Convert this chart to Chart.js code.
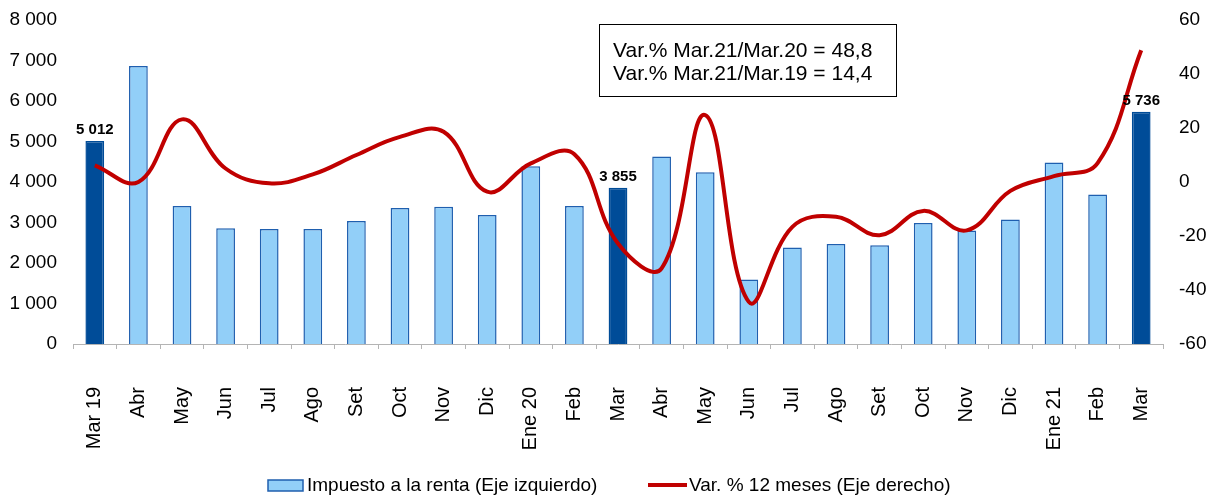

--

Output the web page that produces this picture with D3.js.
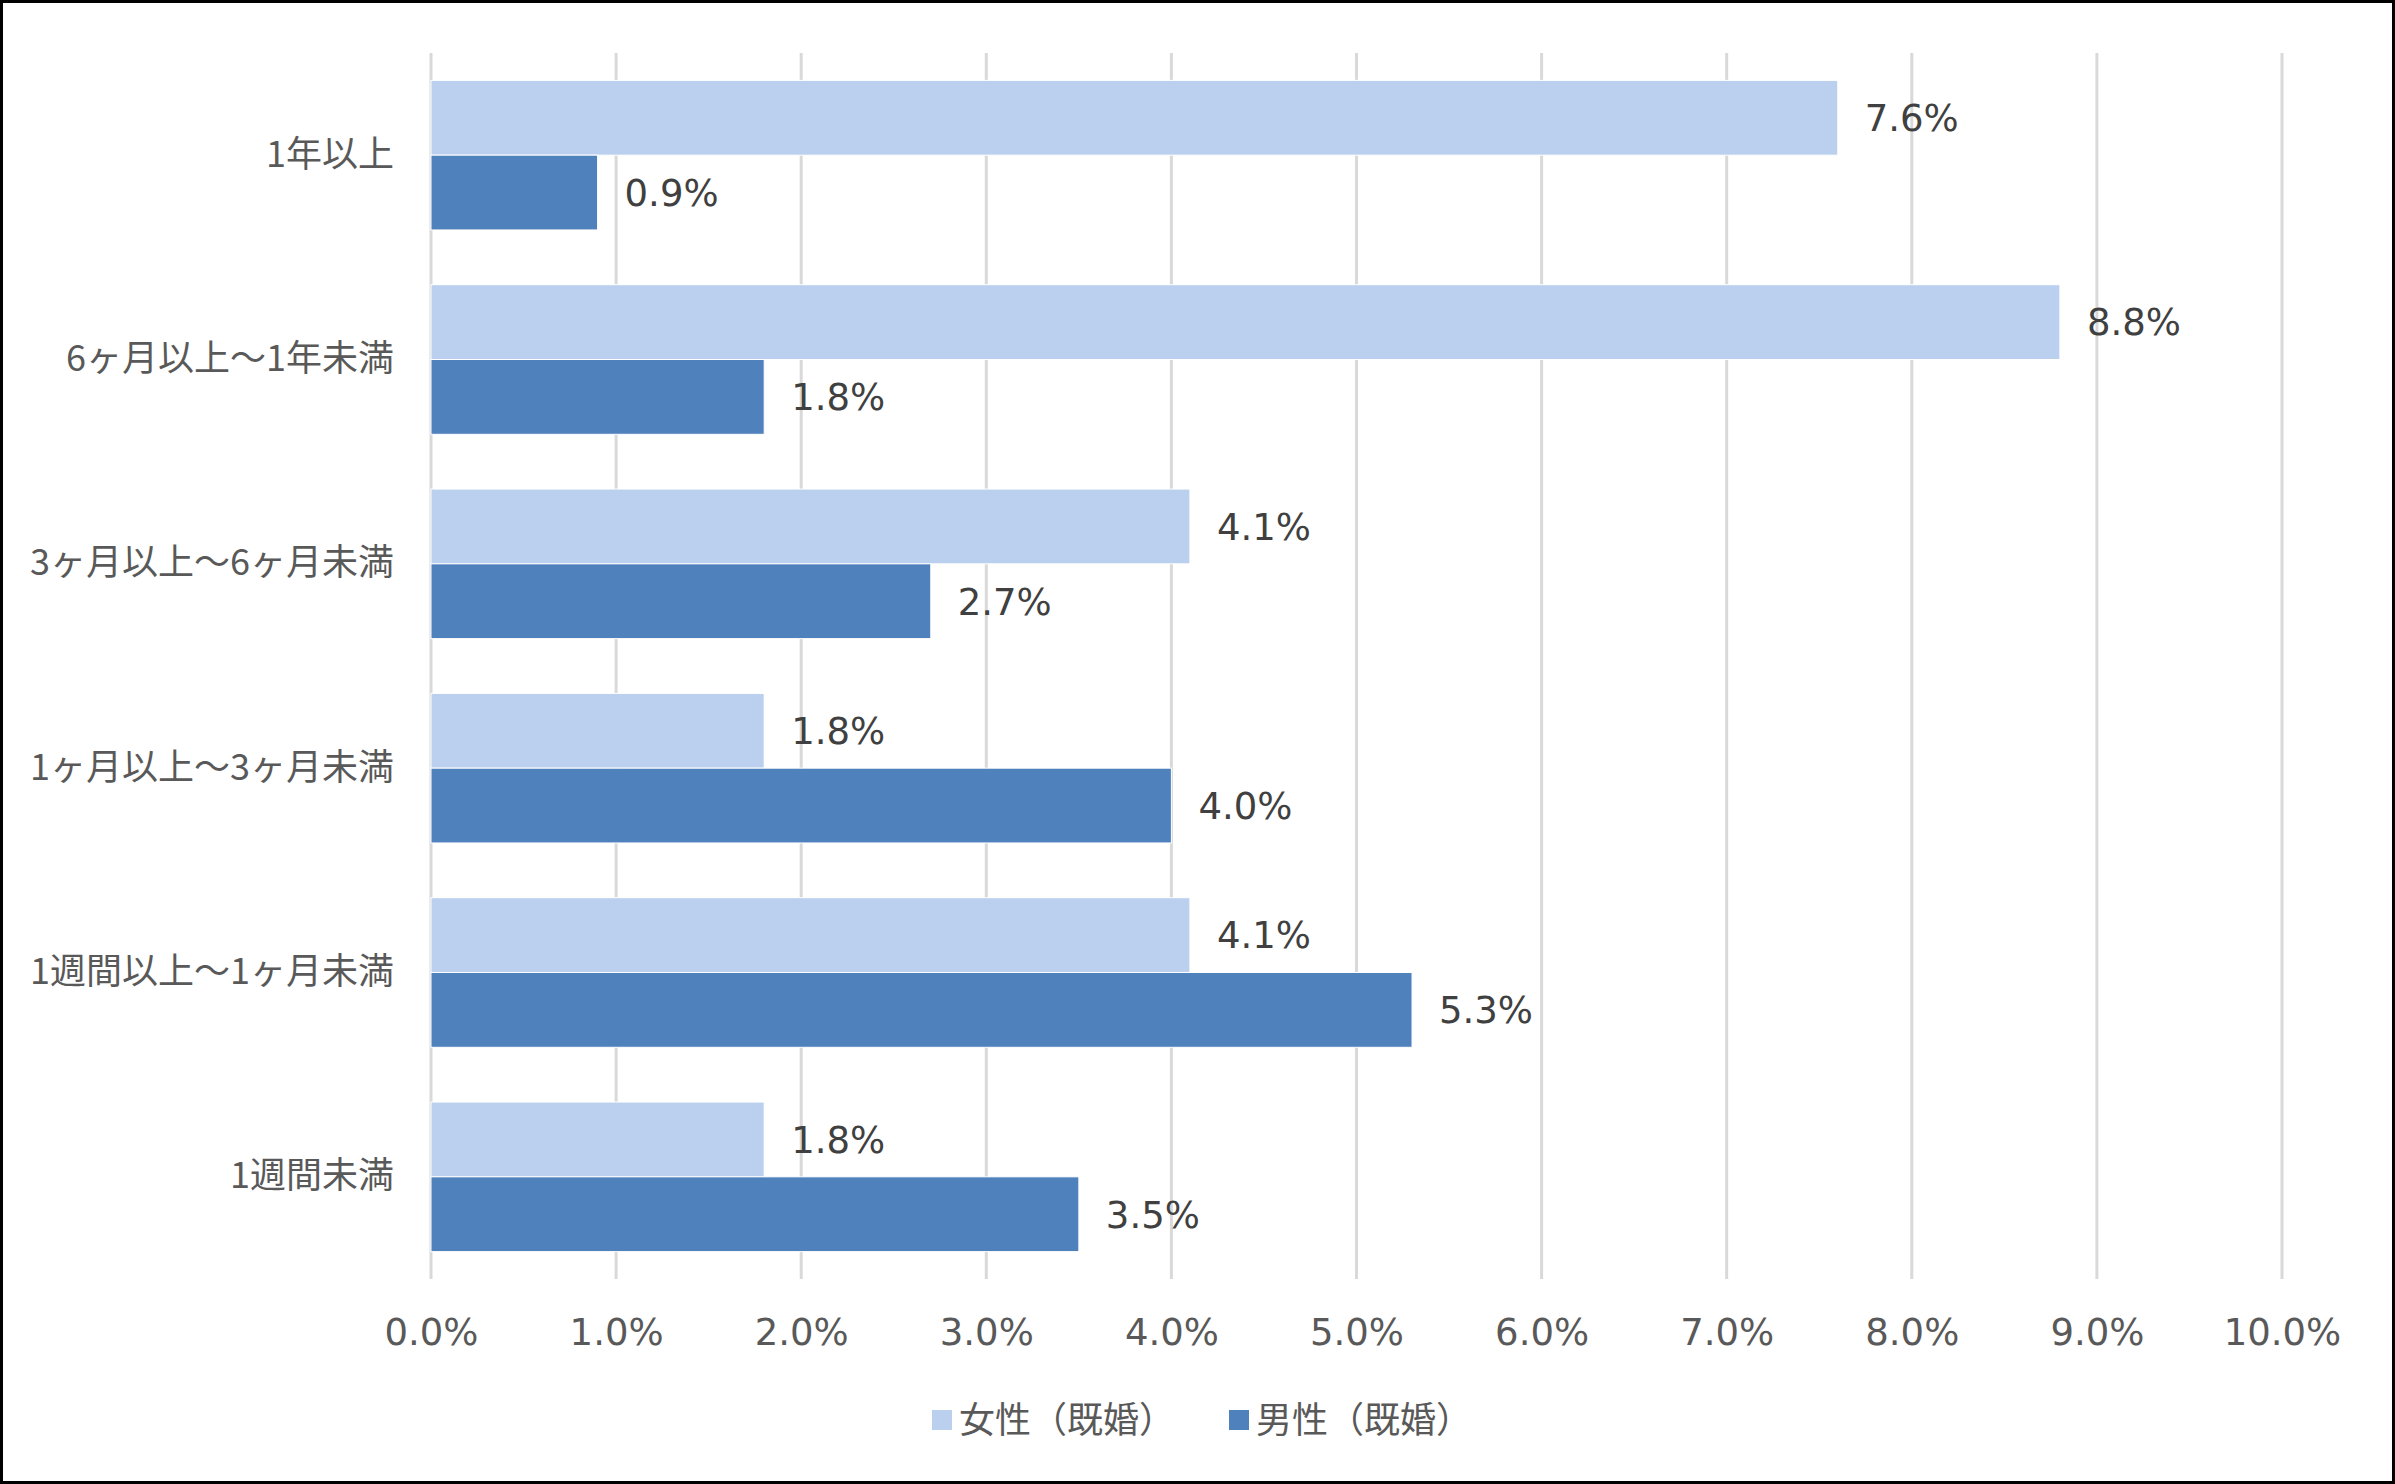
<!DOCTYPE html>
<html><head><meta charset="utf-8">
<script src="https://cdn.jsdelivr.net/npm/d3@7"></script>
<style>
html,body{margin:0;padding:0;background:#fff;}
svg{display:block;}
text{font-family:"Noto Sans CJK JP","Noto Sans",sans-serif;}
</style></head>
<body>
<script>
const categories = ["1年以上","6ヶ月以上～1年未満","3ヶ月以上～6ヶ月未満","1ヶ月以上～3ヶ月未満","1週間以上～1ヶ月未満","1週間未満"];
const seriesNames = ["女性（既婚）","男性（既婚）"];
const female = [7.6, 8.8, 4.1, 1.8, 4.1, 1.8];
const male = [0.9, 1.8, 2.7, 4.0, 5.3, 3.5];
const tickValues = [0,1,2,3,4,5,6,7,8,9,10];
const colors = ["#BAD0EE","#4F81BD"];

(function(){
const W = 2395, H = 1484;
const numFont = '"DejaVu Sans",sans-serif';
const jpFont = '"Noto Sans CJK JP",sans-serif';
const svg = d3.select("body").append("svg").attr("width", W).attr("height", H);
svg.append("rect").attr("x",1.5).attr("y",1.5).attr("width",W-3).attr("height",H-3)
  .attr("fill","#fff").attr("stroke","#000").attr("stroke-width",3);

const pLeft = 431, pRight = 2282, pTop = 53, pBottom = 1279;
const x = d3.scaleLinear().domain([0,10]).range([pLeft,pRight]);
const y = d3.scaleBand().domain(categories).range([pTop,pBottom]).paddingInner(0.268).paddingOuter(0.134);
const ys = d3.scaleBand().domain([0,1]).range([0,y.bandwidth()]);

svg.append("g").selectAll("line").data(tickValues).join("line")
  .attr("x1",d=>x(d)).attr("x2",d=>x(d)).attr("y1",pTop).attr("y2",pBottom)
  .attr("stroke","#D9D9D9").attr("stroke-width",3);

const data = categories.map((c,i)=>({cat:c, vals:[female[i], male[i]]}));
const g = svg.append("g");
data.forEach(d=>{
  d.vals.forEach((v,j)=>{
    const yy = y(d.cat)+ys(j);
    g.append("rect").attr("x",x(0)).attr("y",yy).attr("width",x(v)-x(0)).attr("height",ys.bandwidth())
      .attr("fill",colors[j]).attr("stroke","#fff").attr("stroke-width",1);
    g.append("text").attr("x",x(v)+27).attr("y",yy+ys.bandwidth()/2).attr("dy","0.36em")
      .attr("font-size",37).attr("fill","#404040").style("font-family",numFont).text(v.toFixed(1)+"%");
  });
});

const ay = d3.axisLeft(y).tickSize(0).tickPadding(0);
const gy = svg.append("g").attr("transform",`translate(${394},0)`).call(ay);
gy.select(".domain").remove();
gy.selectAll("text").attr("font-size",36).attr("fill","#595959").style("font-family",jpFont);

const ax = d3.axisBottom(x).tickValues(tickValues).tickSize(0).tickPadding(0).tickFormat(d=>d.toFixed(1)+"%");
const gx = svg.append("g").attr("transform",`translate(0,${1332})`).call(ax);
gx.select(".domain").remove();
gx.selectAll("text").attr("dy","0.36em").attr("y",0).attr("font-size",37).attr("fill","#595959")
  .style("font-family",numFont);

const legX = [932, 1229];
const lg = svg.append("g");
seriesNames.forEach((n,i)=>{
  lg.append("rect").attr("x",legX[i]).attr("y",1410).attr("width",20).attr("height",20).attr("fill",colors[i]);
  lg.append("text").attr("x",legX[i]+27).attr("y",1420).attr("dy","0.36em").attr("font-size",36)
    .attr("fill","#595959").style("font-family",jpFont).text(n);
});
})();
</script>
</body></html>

▶ **Required work**
State the number of lines holding the word "this" in the listing. Add nothing else.

▶ **Correct output**
2